>>>>>
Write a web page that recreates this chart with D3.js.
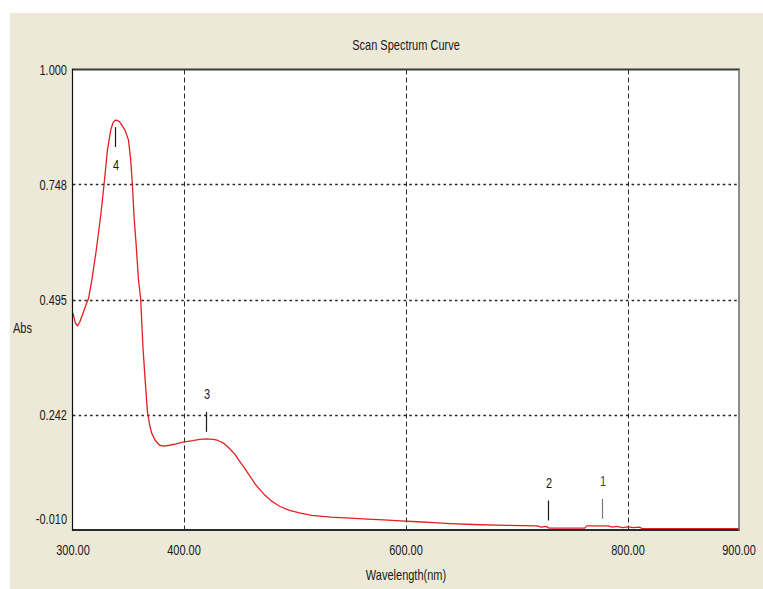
<!DOCTYPE html>
<html>
<head>
<meta charset="utf-8">
<script src="https://cdn.jsdelivr.net/npm/d3@7"></script>
<style>
  html, body { margin: 0; padding: 0; background: #ffffff; }
  svg { display: block; }
  text { font-family: "Liberation Sans Narrow", "Liberation Sans", Arial, sans-serif; fill: #1a1a1a;
         -webkit-font-smoothing: antialiased; }
</style>
</head>
<body>
<svg id="chart" width="763" height="589"></svg>
<script>
// Scan spectrum: wavelength (nm) vs absorbance
const wavelength = [
  300, 302, 304, 306, 309, 312, 314, 317, 321, 325, 328, 331, 334, 336, 338, 340,
  342, 345, 347, 350, 352, 353.5, 355, 357, 359, 361, 363, 365, 367, 369, 371, 374,
  378, 382, 387, 393, 399, 408, 414, 420, 426, 430, 436, 441, 446, 450, 455, 460,
  464, 469, 473, 478, 483, 487, 495, 505, 515, 532, 550, 565, 580, 595, 610, 625,
  640, 660, 690, 718, 722, 726, 729, 735, 761, 763, 782, 786, 790, 795, 800, 805,
  810, 813, 900
];
const absorbance = [
  0.465, 0.444, 0.437, 0.445, 0.465, 0.485, 0.497, 0.538, 0.604, 0.680, 0.748, 0.823, 0.867, 0.883, 0.889, 0.888,
  0.885, 0.874, 0.866, 0.845, 0.801, 0.748, 0.677, 0.611, 0.538, 0.495, 0.391, 0.318, 0.250, 0.220, 0.201, 0.186,
  0.175, 0.173, 0.175, 0.178, 0.182, 0.185, 0.188, 0.189, 0.188, 0.186, 0.179, 0.168, 0.155, 0.140, 0.123, 0.105,
  0.090, 0.076, 0.065, 0.054, 0.046, 0.040, 0.032, 0.026, 0.021, 0.017, 0.015, 0.013, 0.011, 0.009, 0.007, 0.005,
  0.003, 0.001, -0.001, -0.002, -0.005, -0.003, -0.007, -0.007, -0.007, -0.002, -0.002, -0.005, -0.003, -0.006, -0.004, -0.006,
  -0.005, -0.008, -0.008
];

// Axis ticks and labels
const xTicks = [300, 400, 600, 800, 900];
const xTickLabels = ["300.00", "400.00", "600.00", "800.00", "900.00"];
const xGrid = [400, 600, 800];
const yTicks = [1.000, 0.748, 0.495, 0.242, -0.010];
const yTickLabels = ["1.000", "0.748", "0.495", "0.242", "-0.010"];
const yGrid = [0.748, 0.495, 0.242];

// Peak markers
const peakIds = ["4", "3", "2", "1"];
const peakNm = [338, 420, 728, 777];
const peakSide = ["below", "above", "above", "above"];
const peakColor = ["#1a1a1a", "#1a1a1a", "#1a1a1a", "#7a7a7a"];

const svg = d3.select("#chart");
const plot = { left: 73, right: 739, top: 69.5, bottom: 529.5 };

const x = d3.scaleLinear().domain([300, 900]).range([plot.left, plot.right]);
const y = d3.scaleLinear().domain([-0.010, 1.000]).range([plot.bottom, plot.top]);

// window panel
svg.append("rect").attr("x", 10).attr("y", 13).attr("width", 753).attr("height", 576)
  .attr("fill", "#ece9d8");

// plot area
svg.append("rect")
  .attr("x", plot.left).attr("y", plot.top)
  .attr("width", plot.right - plot.left).attr("height", plot.bottom - plot.top)
  .attr("fill", "#ffffff");

// tall, narrow text like the instrument software
function label(g, px, py, str, anchor, size, color) {
  g.append("text")
    .attr("transform", `translate(${px},${py}) scale(1,1.38)`)
    .attr("text-anchor", anchor)
    .attr("dy", "0.36em")
    .attr("font-size", size || 11)
    .style("fill", color || "#1a1a1a")
    .text(str);
}

// grid lines
const grid = svg.append("g");
grid.selectAll("line.v").data(xGrid).join("line")
  .attr("x1", d => Math.round(x(d)) + 0.5).attr("x2", d => Math.round(x(d)) + 0.5)
  .attr("y1", plot.top).attr("y2", plot.bottom)
  .attr("stroke", "#2a2a2a").attr("stroke-width", 1)
  .attr("stroke-dasharray", "5,3");
grid.selectAll("line.h").data(yGrid).join("line")
  .attr("x1", plot.left).attr("x2", plot.right)
  .attr("y1", d => Math.round(y(d)) + 0.5).attr("y2", d => Math.round(y(d)) + 0.5)
  .attr("stroke", "#222222").attr("stroke-width", 1.3)
  .attr("stroke-dasharray", "2.5,3.2");

// spectrum curve
const pts = wavelength.map((w, i) => [w, absorbance[i]]);
svg.append("path")
  .datum(pts)
  .attr("d", d3.line().x(d => x(d[0])).y(d => y(d[1])))
  .attr("fill", "none")
  .attr("stroke", "#e51f1f")
  .attr("stroke-width", 1.3)
  .attr("stroke-linejoin", "round");

// frame
const frame = svg.append("g");
frame.append("line").attr("x1", plot.left).attr("x2", plot.right + 0.5)
  .attr("y1", plot.top).attr("y2", plot.top).attr("stroke", "#3a3a3a").attr("stroke-width", 2);
frame.append("line").attr("x1", plot.left).attr("x2", plot.right + 0.5)
  .attr("y1", plot.bottom + 0.5).attr("y2", plot.bottom + 0.5).attr("stroke", "#2a2a2a").attr("stroke-width", 2);
frame.append("line").attr("x1", plot.left - 0.5).attr("x2", plot.left - 0.5)
  .attr("y1", plot.top - 1).attr("y2", plot.bottom + 1.5).attr("stroke", "#111111").attr("stroke-width", 1.2);
frame.append("line").attr("x1", plot.right).attr("x2", plot.right)
  .attr("y1", plot.top - 1).attr("y2", plot.bottom + 1.5).attr("stroke", "#6a6a6a").attr("stroke-width", 1.5);

// peak markers
const interp = nm => {
  const i = d3.bisectLeft(wavelength, nm);
  if (i <= 0) return absorbance[0];
  const t = (nm - wavelength[i - 1]) / (wavelength[i] - wavelength[i - 1]);
  return absorbance[i - 1] + t * (absorbance[i] - absorbance[i - 1]);
};
const marks = svg.append("g");
peakIds.forEach((id, i) => {
  const px = Math.round(x(peakNm[i])) + 0.5;
  const cy = Math.min(y(interp(peakNm[i])), plot.bottom - 2);
  const dir = peakSide[i] === "below" ? 1 : -1;
  const t0 = cy + dir * 7, t1 = cy + dir * 27;
  marks.append("line").attr("x1", px).attr("x2", px).attr("y1", t0).attr("y2", t1)
    .attr("stroke", peakColor[i]).attr("stroke-width", 1.2);
  label(marks, Math.round(px), Math.round(t1 + dir * 18), id, "middle", 11, i === 3 ? "#444444" : "#1a1a1a");
});

// axis labels
const axes = svg.append("g");
yTicks.forEach((v, i) => {
  const py = i === yTicks.length - 1 ? y(v) - 11 : y(v);
  label(axes, 67, py, yTickLabels[i], "end");
});
xTicks.forEach((v, i) => {
  label(axes, x(v), 549.5, xTickLabels[i], "middle");
});

label(svg, (plot.left + plot.right) / 2, 45, "Scan Spectrum Curve", "middle");
label(svg, (plot.left + plot.right) / 2, 575, "Wavelength(nm)", "middle");
label(svg, 22.5, 327.5, "Abs", "middle");
</script>
</body>
</html>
<<<<<
What is needed: Reproduce the material above in full, exactly, with no images.

Answer for the task:
Write a web page that recreates this chart with D3.js.
<!DOCTYPE html>
<html>
<head>
<meta charset="utf-8">
<script src="https://cdn.jsdelivr.net/npm/d3@7"></script>
<style>
  html, body { margin: 0; padding: 0; background: #ffffff; }
  svg { display: block; }
  text { font-family: "Liberation Sans Narrow", "Liberation Sans", Arial, sans-serif; fill: #1a1a1a;
         -webkit-font-smoothing: antialiased; }
</style>
</head>
<body>
<svg id="chart" width="763" height="589"></svg>
<script>
// Scan spectrum: wavelength (nm) vs absorbance
const wavelength = [
  300, 302, 304, 306, 309, 312, 314, 317, 321, 325, 328, 331, 334, 336, 338, 340,
  342, 345, 347, 350, 352, 353.5, 355, 357, 359, 361, 363, 365, 367, 369, 371, 374,
  378, 382, 387, 393, 399, 408, 414, 420, 426, 430, 436, 441, 446, 450, 455, 460,
  464, 469, 473, 478, 483, 487, 495, 505, 515, 532, 550, 565, 580, 595, 610, 625,
  640, 660, 690, 718, 722, 726, 729, 735, 761, 763, 782, 786, 790, 795, 800, 805,
  810, 813, 900
];
const absorbance = [
  0.465, 0.444, 0.437, 0.445, 0.465, 0.485, 0.497, 0.538, 0.604, 0.680, 0.748, 0.823, 0.867, 0.883, 0.889, 0.888,
  0.885, 0.874, 0.866, 0.845, 0.801, 0.748, 0.677, 0.611, 0.538, 0.495, 0.391, 0.318, 0.250, 0.220, 0.201, 0.186,
  0.175, 0.173, 0.175, 0.178, 0.182, 0.185, 0.188, 0.189, 0.188, 0.186, 0.179, 0.168, 0.155, 0.140, 0.123, 0.105,
  0.090, 0.076, 0.065, 0.054, 0.046, 0.040, 0.032, 0.026, 0.021, 0.017, 0.015, 0.013, 0.011, 0.009, 0.007, 0.005,
  0.003, 0.001, -0.001, -0.002, -0.005, -0.003, -0.007, -0.007, -0.007, -0.002, -0.002, -0.005, -0.003, -0.006, -0.004, -0.006,
  -0.005, -0.008, -0.008
];

// Axis ticks and labels
const xTicks = [300, 400, 600, 800, 900];
const xTickLabels = ["300.00", "400.00", "600.00", "800.00", "900.00"];
const xGrid = [400, 600, 800];
const yTicks = [1.000, 0.748, 0.495, 0.242, -0.010];
const yTickLabels = ["1.000", "0.748", "0.495", "0.242", "-0.010"];
const yGrid = [0.748, 0.495, 0.242];

// Peak markers
const peakIds = ["4", "3", "2", "1"];
const peakNm = [338, 420, 728, 777];
const peakSide = ["below", "above", "above", "above"];
const peakColor = ["#1a1a1a", "#1a1a1a", "#1a1a1a", "#7a7a7a"];

const svg = d3.select("#chart");
const plot = { left: 73, right: 739, top: 69.5, bottom: 529.5 };

const x = d3.scaleLinear().domain([300, 900]).range([plot.left, plot.right]);
const y = d3.scaleLinear().domain([-0.010, 1.000]).range([plot.bottom, plot.top]);

// window panel
svg.append("rect").attr("x", 10).attr("y", 13).attr("width", 753).attr("height", 576)
  .attr("fill", "#ece9d8");

// plot area
svg.append("rect")
  .attr("x", plot.left).attr("y", plot.top)
  .attr("width", plot.right - plot.left).attr("height", plot.bottom - plot.top)
  .attr("fill", "#ffffff");

// tall, narrow text like the instrument software
function label(g, px, py, str, anchor, size, color) {
  g.append("text")
    .attr("transform", `translate(${px},${py}) scale(1,1.38)`)
    .attr("text-anchor", anchor)
    .attr("dy", "0.36em")
    .attr("font-size", size || 11)
    .style("fill", color || "#1a1a1a")
    .text(str);
}

// grid lines
const grid = svg.append("g");
grid.selectAll("line.v").data(xGrid).join("line")
  .attr("x1", d => Math.round(x(d)) + 0.5).attr("x2", d => Math.round(x(d)) + 0.5)
  .attr("y1", plot.top).attr("y2", plot.bottom)
  .attr("stroke", "#2a2a2a").attr("stroke-width", 1)
  .attr("stroke-dasharray", "5,3");
grid.selectAll("line.h").data(yGrid).join("line")
  .attr("x1", plot.left).attr("x2", plot.right)
  .attr("y1", d => Math.round(y(d)) + 0.5).attr("y2", d => Math.round(y(d)) + 0.5)
  .attr("stroke", "#222222").attr("stroke-width", 1.3)
  .attr("stroke-dasharray", "2.5,3.2");

// spectrum curve
const pts = wavelength.map((w, i) => [w, absorbance[i]]);
svg.append("path")
  .datum(pts)
  .attr("d", d3.line().x(d => x(d[0])).y(d => y(d[1])))
  .attr("fill", "none")
  .attr("stroke", "#e51f1f")
  .attr("stroke-width", 1.3)
  .attr("stroke-linejoin", "round");

// frame
const frame = svg.append("g");
frame.append("line").attr("x1", plot.left).attr("x2", plot.right + 0.5)
  .attr("y1", plot.top).attr("y2", plot.top).attr("stroke", "#3a3a3a").attr("stroke-width", 2);
frame.append("line").attr("x1", plot.left).attr("x2", plot.right + 0.5)
  .attr("y1", plot.bottom + 0.5).attr("y2", plot.bottom + 0.5).attr("stroke", "#2a2a2a").attr("stroke-width", 2);
frame.append("line").attr("x1", plot.left - 0.5).attr("x2", plot.left - 0.5)
  .attr("y1", plot.top - 1).attr("y2", plot.bottom + 1.5).attr("stroke", "#111111").attr("stroke-width", 1.2);
frame.append("line").attr("x1", plot.right).attr("x2", plot.right)
  .attr("y1", plot.top - 1).attr("y2", plot.bottom + 1.5).attr("stroke", "#6a6a6a").attr("stroke-width", 1.5);

// peak markers
const interp = nm => {
  const i = d3.bisectLeft(wavelength, nm);
  if (i <= 0) return absorbance[0];
  const t = (nm - wavelength[i - 1]) / (wavelength[i] - wavelength[i - 1]);
  return absorbance[i - 1] + t * (absorbance[i] - absorbance[i - 1]);
};
const marks = svg.append("g");
peakIds.forEach((id, i) => {
  const px = Math.round(x(peakNm[i])) + 0.5;
  const cy = Math.min(y(interp(peakNm[i])), plot.bottom - 2);
  const dir = peakSide[i] === "below" ? 1 : -1;
  const t0 = cy + dir * 7, t1 = cy + dir * 27;
  marks.append("line").attr("x1", px).attr("x2", px).attr("y1", t0).attr("y2", t1)
    .attr("stroke", peakColor[i]).attr("stroke-width", 1.2);
  label(marks, Math.round(px), Math.round(t1 + dir * 18), id, "middle", 11, i === 3 ? "#444444" : "#1a1a1a");
});

// axis labels
const axes = svg.append("g");
yTicks.forEach((v, i) => {
  const py = i === yTicks.length - 1 ? y(v) - 11 : y(v);
  label(axes, 67, py, yTickLabels[i], "end");
});
xTicks.forEach((v, i) => {
  label(axes, x(v), 549.5, xTickLabels[i], "middle");
});

label(svg, (plot.left + plot.right) / 2, 45, "Scan Spectrum Curve", "middle");
label(svg, (plot.left + plot.right) / 2, 575, "Wavelength(nm)", "middle");
label(svg, 22.5, 327.5, "Abs", "middle");
</script>
</body>
</html>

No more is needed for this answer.